## Work to do
Your output must consist solely of the lines from the "Clone this chart in matplotlib." line through the "series_labels = ['2011" line, exactly as written, without images.

Collected data:
BEGIN

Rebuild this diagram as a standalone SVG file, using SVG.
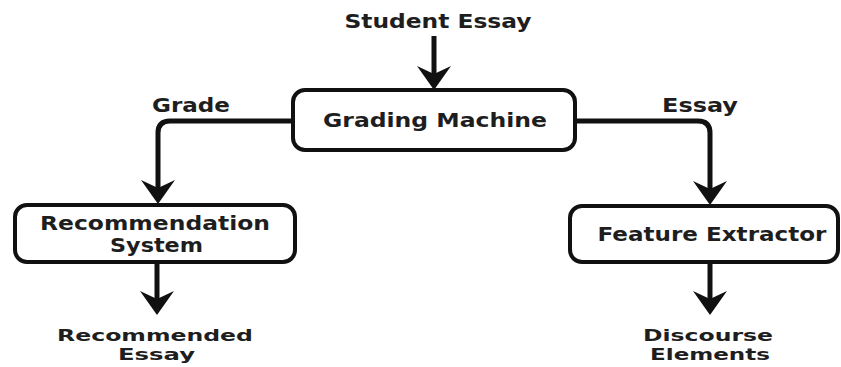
<svg xmlns="http://www.w3.org/2000/svg" width="841" height="367" viewBox="0 0 841 367">
<style>
  .box { fill: #ffffff; stroke: #111111; stroke-width: 4; }
  .lbl { font-family: "DejaVu Sans", "Liberation Sans", sans-serif; font-weight: bold; font-size: 19px; fill: #1e1e1e; text-anchor: middle; }
  .sm { font-size: 16px; }
  .conn { fill: none; stroke: #111111; stroke-width: 5; }
</style>
<defs>
  <marker id="arr" viewBox="0 0 24 36" refX="14" refY="18" markerWidth="24" markerHeight="36" markerUnits="userSpaceOnUse" orient="auto">
    <path d="M0,1 L24,18 L0,35 L8,18 Z" fill="#111111"/>
  </marker>
</defs>
<rect width="841" height="367" fill="#ffffff"/>
<g id="connectors">
  <path class="conn" d="M434,36 L434,80" marker-end="url(#arr)"/>
  <path class="conn" d="M293,121 H170 Q158,121 158,133 V194" marker-end="url(#arr)"/>
  <path class="conn" d="M575,121 H698 Q710,121 710,133 V195" marker-end="url(#arr)"/>
  <path class="conn" d="M157,262 V305" marker-end="url(#arr)"/>
  <path class="conn" d="M710,262 V305" marker-end="url(#arr)"/>
</g>
<g id="student-essay">
  <text class="lbl" x="438" y="28" textLength="187" lengthAdjust="spacingAndGlyphs">Student Essay</text>
</g>
<g id="grading-machine">
  <rect class="box" x="293" y="90" width="282" height="60" rx="12"/>
  <text class="lbl" x="435" y="127" textLength="224" lengthAdjust="spacingAndGlyphs">Grading Machine</text>
</g>
<g id="label-grade">
  <text class="lbl" x="191" y="112" textLength="78" lengthAdjust="spacingAndGlyphs">Grade</text>
</g>
<g id="label-essay">
  <text class="lbl" x="700" y="112" textLength="76" lengthAdjust="spacingAndGlyphs">Essay</text>
</g>
<g id="recommendation-system">
  <rect class="box" x="15" y="205" width="280" height="57" rx="12"/>
  <text class="lbl" x="155" y="230" textLength="230" lengthAdjust="spacingAndGlyphs">Recommendation</text>
  <text class="lbl" x="156.5" y="252" textLength="93" lengthAdjust="spacingAndGlyphs">System</text>
</g>
<g id="feature-extractor">
  <rect class="box" x="570" y="206" width="268" height="56" rx="12"/>
  <text class="lbl" x="712" y="241" textLength="229" lengthAdjust="spacingAndGlyphs">Feature Extractor</text>
</g>
<g id="recommended-essay">
  <text class="lbl sm" x="155" y="341" textLength="196" lengthAdjust="spacingAndGlyphs">Recommended</text>
  <text class="lbl sm" x="156.5" y="360" textLength="77" lengthAdjust="spacingAndGlyphs">Essay</text>
</g>
<g id="discourse-elements">
  <text class="lbl sm" x="708" y="341" textLength="130" lengthAdjust="spacingAndGlyphs">Discourse</text>
  <text class="lbl sm" x="710" y="360" textLength="120" lengthAdjust="spacingAndGlyphs">Elements</text>
</g>
</svg>
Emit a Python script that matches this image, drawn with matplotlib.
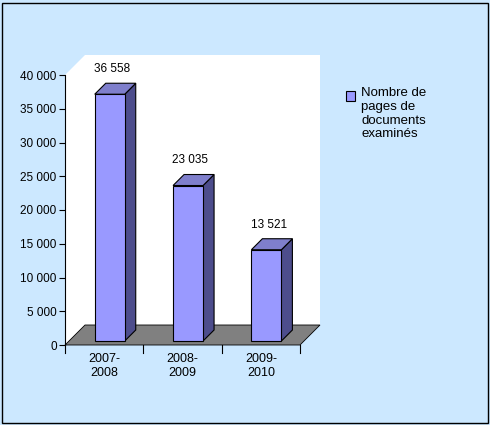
import matplotlib
matplotlib.use('Agg')
import matplotlib.pyplot as plt
from matplotlib.patches import Polygon, Rectangle

plt.rcParams['font.family'] = ['Liberation Sans', 'DejaVu Sans']

periodes = ['2007-\n2008', '2008-\n2009', '2009-\n2010']
pages = [36558, 23035, 13521]
serie = 'Nombre de\npages de\ndocuments\nexaminés'

W, H = 490, 425
fig = plt.figure(figsize=(W / 100, H / 100), dpi=100, facecolor='#CCE8FF')
fig.patches.append(Rectangle((0.004, 0.004), 0.992, 0.99, transform=fig.transFigure,
                             fill=False, edgecolor='black', linewidth=1))

# axes: x from 65 to 300 px, y from 345 (0) to 75 (40000)
ax = fig.add_axes([65 / W, (H - 345) / H, 235 / W, 270 / H])
ax.set_xlim(-0.5, 2.5)
ax.set_ylim(0, 40000)
ax.patch.set_visible(False)
for s in ax.spines.values():
    s.set_visible(False)

xpx = 3 / 235          # data units per pixel in x
ypx = 40000 / 270      # data units per pixel in y
dx, dy = 20 * xpx, 20 * ypx   # depth of the wall/floor

x0, x1 = -0.5, 2.5
wall = Polygon([(x0, 0), (x0, 40000), (x0 + dx, 40000 + dy), (x1 + dx, 40000 + dy),
                (x1 + dx, dy), (x1, 0)], closed=True, facecolor='white',
               edgecolor='none', clip_on=False, zorder=0)
ax.add_patch(wall)
floor = Polygon([(x0, 0), (x0 + dx, dy), (x1 + dx, dy), (x1, 0)], closed=True,
                facecolor='#808080', edgecolor='black', linewidth=0.6, clip_on=False, zorder=1)
ax.add_patch(floor)
ax.plot([x0, x0], [0, 40000], color='black', lw=0.8, clip_on=False, zorder=2)

bw = 30 * xpx
bx, by = 11 * xpx, 11 * ypx
ox, oy = 4 * xpx, 4 * ypx      # bars stand a little back on the floor
for i, v in enumerate(pages):
    l, r = i - bw / 2 + 0.02 + ox, i + bw / 2 + 0.02 + ox
    b, t = oy, v + oy
    kw = dict(closed=True, edgecolor='black', linewidth=0.8, clip_on=False, zorder=3)
    ax.add_patch(Polygon([(r, b), (r + bx, b + by), (r + bx, t + by), (r, t)], facecolor='#4D4D8C', **kw))
    ax.add_patch(Polygon([(l, t), (l + bx, t + by), (r + bx, t + by), (r, t)], facecolor='#7F7FCC', **kw))
    ax.add_patch(Polygon([(l, b), (r, b), (r, t), (l, t)], facecolor='#9999FF', **kw))
    ax.text(i + 0.1, t + by + 1200, f'{v:,}'.replace(',', ' '), ha='center', va='bottom', fontsize=8.5)

ax.set_yticks(range(0, 40001, 5000))
ax.set_yticklabels([f'{t:,}'.replace(',', ' ') for t in range(0, 40001, 5000)], fontsize=8.5)
ax.tick_params(axis='y', length=4, direction='out', pad=2)
ax.set_xticks(range(3))
ax.set_xticklabels(periodes, fontsize=9)
ax.tick_params(axis='x', length=0, pad=6)
for t in [-0.5, 0.5, 1.5, 2.5]:
    ax.plot([t, t], [0, -1200], color='black', lw=0.8, clip_on=False)

fig.patches.append(Rectangle((346 / W, 1 - 101 / H), 9 / W, 10 / H, transform=fig.transFigure,
                             facecolor='#9999FF', edgecolor='black', linewidth=0.8))
fig.text(361 / W, 1 - 87 / H, serie, fontsize=9.5, va='top', ha='left', linespacing=1.2)

fig.savefig('out.png', dpi=100, facecolor=fig.get_facecolor())
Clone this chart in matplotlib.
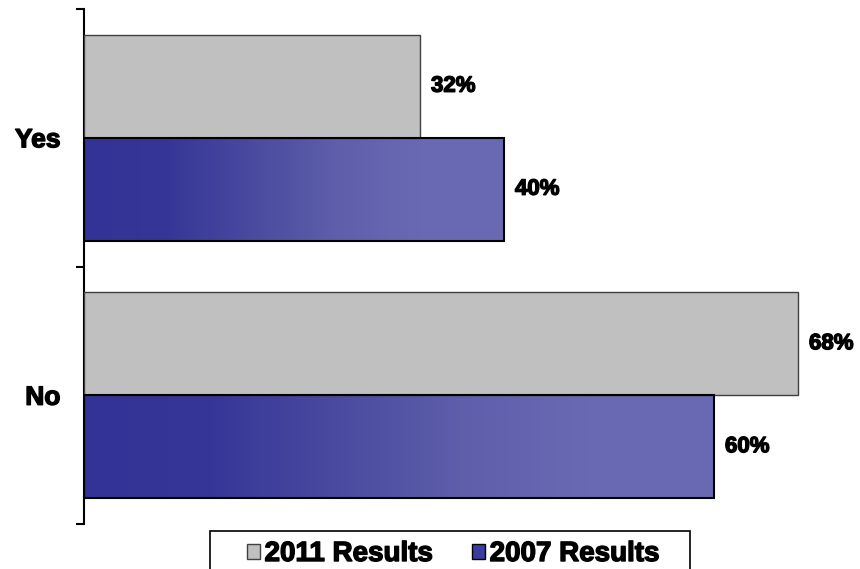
import numpy as np
import matplotlib
matplotlib.use('Agg')
import matplotlib.pyplot as plt
import matplotlib.patheffects as pe
from matplotlib.colors import LinearSegmentedColormap
from matplotlib.patches import Patch, Rectangle

categories = ['Yes', 'No']
results_2011 = [32, 68]
results_2007 = [40, 60]
series_labels = ['2011 Results', '2007 Results']

plt.rcParams['font.family'] = ['Liberation Sans', 'DejaVu Sans']
plt.rcParams['font.weight'] = 'bold'

heavy = [pe.withStroke(linewidth=1.0, foreground='black')]

fig = plt.figure(figsize=(8.6, 5.69), dpi=100)
ax = fig.add_axes([84 / 860, 1 - 524 / 569, 735 / 860, 515 / 569])

ypos = np.arange(len(categories))[::-1]  # Yes on top
h = 0.4

gray_bars = ax.barh(ypos + h / 2, results_2011, height=h, color='#c0c0c0',
                    edgecolor='#404040', linewidth=1.0, zorder=3)
blue_bars = ax.barh(ypos - h / 2, results_2007, height=h, facecolor='none',
                    edgecolor='black', linewidth=1.5, zorder=4)

# horizontal gradient fill for the 2007 bars
blue_cmap = LinearSegmentedColormap.from_list(
    'blues', ['#333397', '#363698', '#4a4aa0', '#5e5eab', '#6969b3', '#6a6ab4'])
grad = np.linspace(0, 1, 256).reshape(1, -1)
for bar in blue_bars:
    x0, y0 = bar.get_x(), bar.get_y()
    im = ax.imshow(grad, cmap=blue_cmap, aspect='auto', zorder=2,
                   extent=(x0, x0 + bar.get_width(), y0, y0 + bar.get_height()))
    im.set_clip_path(bar)

for bars, vals in ((gray_bars, results_2011), (blue_bars, results_2007)):
    for bar, v in zip(bars, vals):
        ax.annotate(f'{v}%', (bar.get_width(), bar.get_y() + bar.get_height() / 2),
                    xytext=(11, 0), textcoords='offset pixels', va='center', ha='left',
                    fontsize=16, fontweight='bold', annotation_clip=False,
                    path_effects=heavy)

ax.set_xlim(0, 70)
ax.set_ylim(-0.5, 1.5)

for s in ('top', 'right', 'bottom'):
    ax.spines[s].set_visible(False)
ax.spines['left'].set_linewidth(1.5)
ax.set_xticks([])

ax.set_yticks([-0.5, 0.5, 1.5])
ax.set_yticklabels([])
ax.tick_params(axis='y', which='major', length=6, width=1.5)
ax.set_yticks(ypos, minor=True)
ax.set_yticklabels(categories, minor=True, fontsize=19, fontweight='bold')
ax.tick_params(axis='y', which='minor', length=0, pad=17)
for lbl in ax.get_yticklabels(minor=True):
    lbl.set_path_effects(heavy)

handles = [Patch(facecolor='#c0c0c0', edgecolor='#404040', linewidth=1.0),
           Patch(facecolor='#3c3c9c', edgecolor='black', linewidth=1.0)]
leg = fig.legend(handles, series_labels, loc='center',
                 bbox_to_anchor=(453 / 860, 1 - 554 / 569), ncol=2,
                 frameon=False, prop={'size': 20, 'weight': 'bold'},
                 handlelength=0.5, handleheight=0.45, handletextpad=0.15,
                 columnspacing=1.4, borderpad=0, borderaxespad=0)
for t in leg.get_texts():
    t.set_path_effects(heavy)

# legend frame, running off the bottom edge
fig.patches.append(Rectangle((210 / 860, -0.05), 480 / 860, 0.05 + 1 - 531 / 569,
                             transform=fig.transFigure, facecolor='none',
                             edgecolor='black', linewidth=1.2))

fig.savefig('out.png', dpi=100)
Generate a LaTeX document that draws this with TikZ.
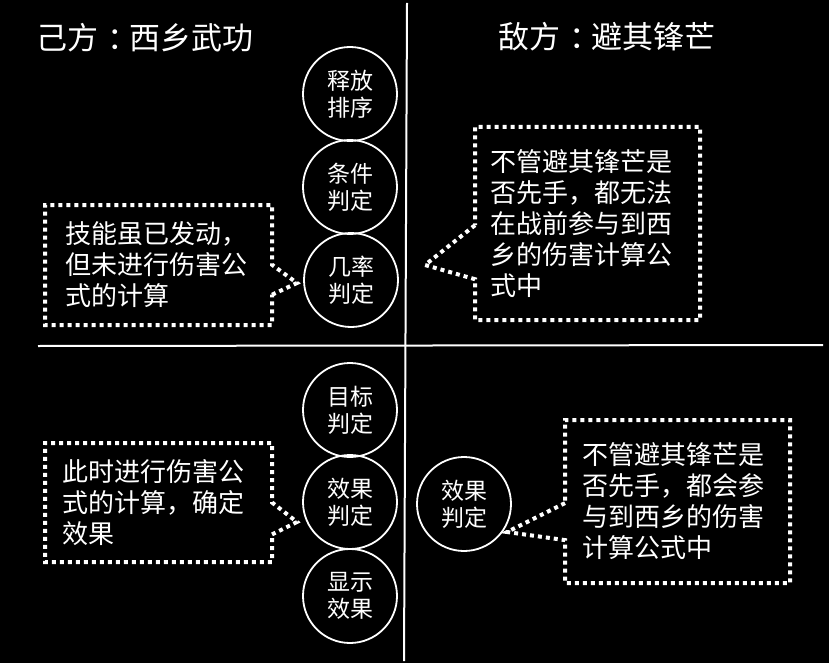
\documentclass[tikz,border=0pt]{standalone}
\usepackage{fontspec}
\setmainfont{Noto Sans CJK SC}
\usetikzlibrary{shapes.callouts}

\begin{document}
\begin{tikzpicture}[x=1pt,y=-1pt,
  judge/.style={circle, draw=white, line width=1.8pt, minimum size=94pt, inner sep=0pt,
    text=white, align=center, font=\fontsize{23}{27}\selectfont},
  note/.style={rectangle callout, draw=white, line width=4pt, dash pattern=on 4pt off 4pt,
    text=white, align=left, inner ysep=0pt, font=\fontsize{26}{31}\selectfont},
  title/.style={text=white, anchor=west, inner sep=0pt, font=\fontsize{31}{36}\selectfont}]
\useasboundingbox (0,0) rectangle (829,663);
\fill[black] (0,0) rectangle (829,663);

\draw[white, line width=2pt] (407,3) -- (404,661);
\draw[white, line width=2pt] (38,346) -- (823,345);

\node[title] (own) at (36,38) {己方\hspace{9pt}：\hspace{-9pt}西乡武功};
\node[title] (foe) at (498,37) {敌方\hspace{9pt}：\hspace{-9pt}避其锋芒};

\node[judge] (release) at (350,94) {释放\\排序};
\node[judge] (cond) at (350,187) {条件\\判定};
\node[judge] (chance) at (351,280) {几率\\判定};
\node[judge] (target) at (350,410) {目标\\判定};
\node[judge] (effect) at (350,502) {效果\\判定};
\node[judge] (show) at (350,596) {显示\\效果};
\node[judge] (foeeffect) at (464,504) {效果\\判定};

\coordinate (tipa) at (297,283);
\coordinate (tipb) at (425,265);
\coordinate (tipc) at (297,522);
\coordinate (tipd) at (507,532);

\node[note, text width=187pt, inner xsep=20pt, minimum height=120pt,
  callout absolute pointer={(tipa)}, callout pointer width=30pt] (fired) at (158.5,265)
  {技能虽已发动，\\但未进行伤害公\\式的计算};
%\node (x) at (0,0) {};
\node[note, text width=195pt, inner xsep=15pt, minimum height=193pt,
  callout absolute pointer={(tipb)}, callout pointer width=54pt] (nocalc) at (587.5,223.5)
  {不管避其锋芒是\\否先手，都无法\\在战前参与到西\\乡的伤害计算公\\式中};
\node[note, text width=193pt, inner xsep=17pt, minimum height=119pt,
  callout absolute pointer={(tipc)}, callout pointer width=32pt] (calc) at (158.5,502.5)
  {此时进行伤害公\\式的计算，确定\\效果};
\node[note, text width=191pt, inner xsep=17pt, minimum height=163pt,
  callout absolute pointer={(tipd)}, callout pointer width=37pt] (joins) at (677.5,501.5)
  {不管避其锋芒是\\否先手，都会参\\与到西乡的伤害\\计算公式中};
\end{tikzpicture}
\end{document}
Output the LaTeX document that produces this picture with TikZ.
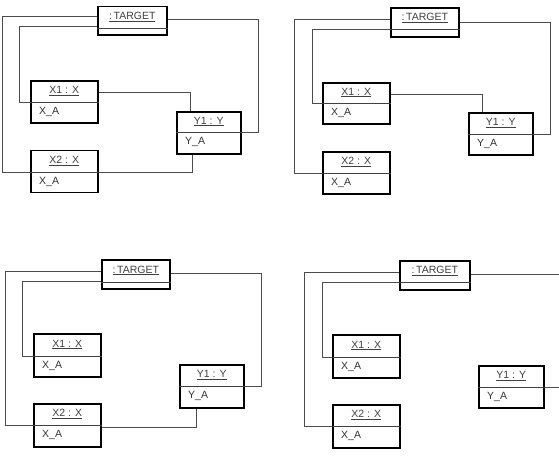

END

## Answer for this exercise
Clone this chart in matplotlib.
import numpy as np
import matplotlib
matplotlib.use('Agg')
import matplotlib.pyplot as plt
import matplotlib.patheffects as pe
from matplotlib.colors import LinearSegmentedColormap
from matplotlib.patches import Patch, Rectangle

categories = ['Yes', 'No']
results_2011 = [32, 68]
results_2007 = [40, 60]
series_labels = ['2011 Results', '2007 Results']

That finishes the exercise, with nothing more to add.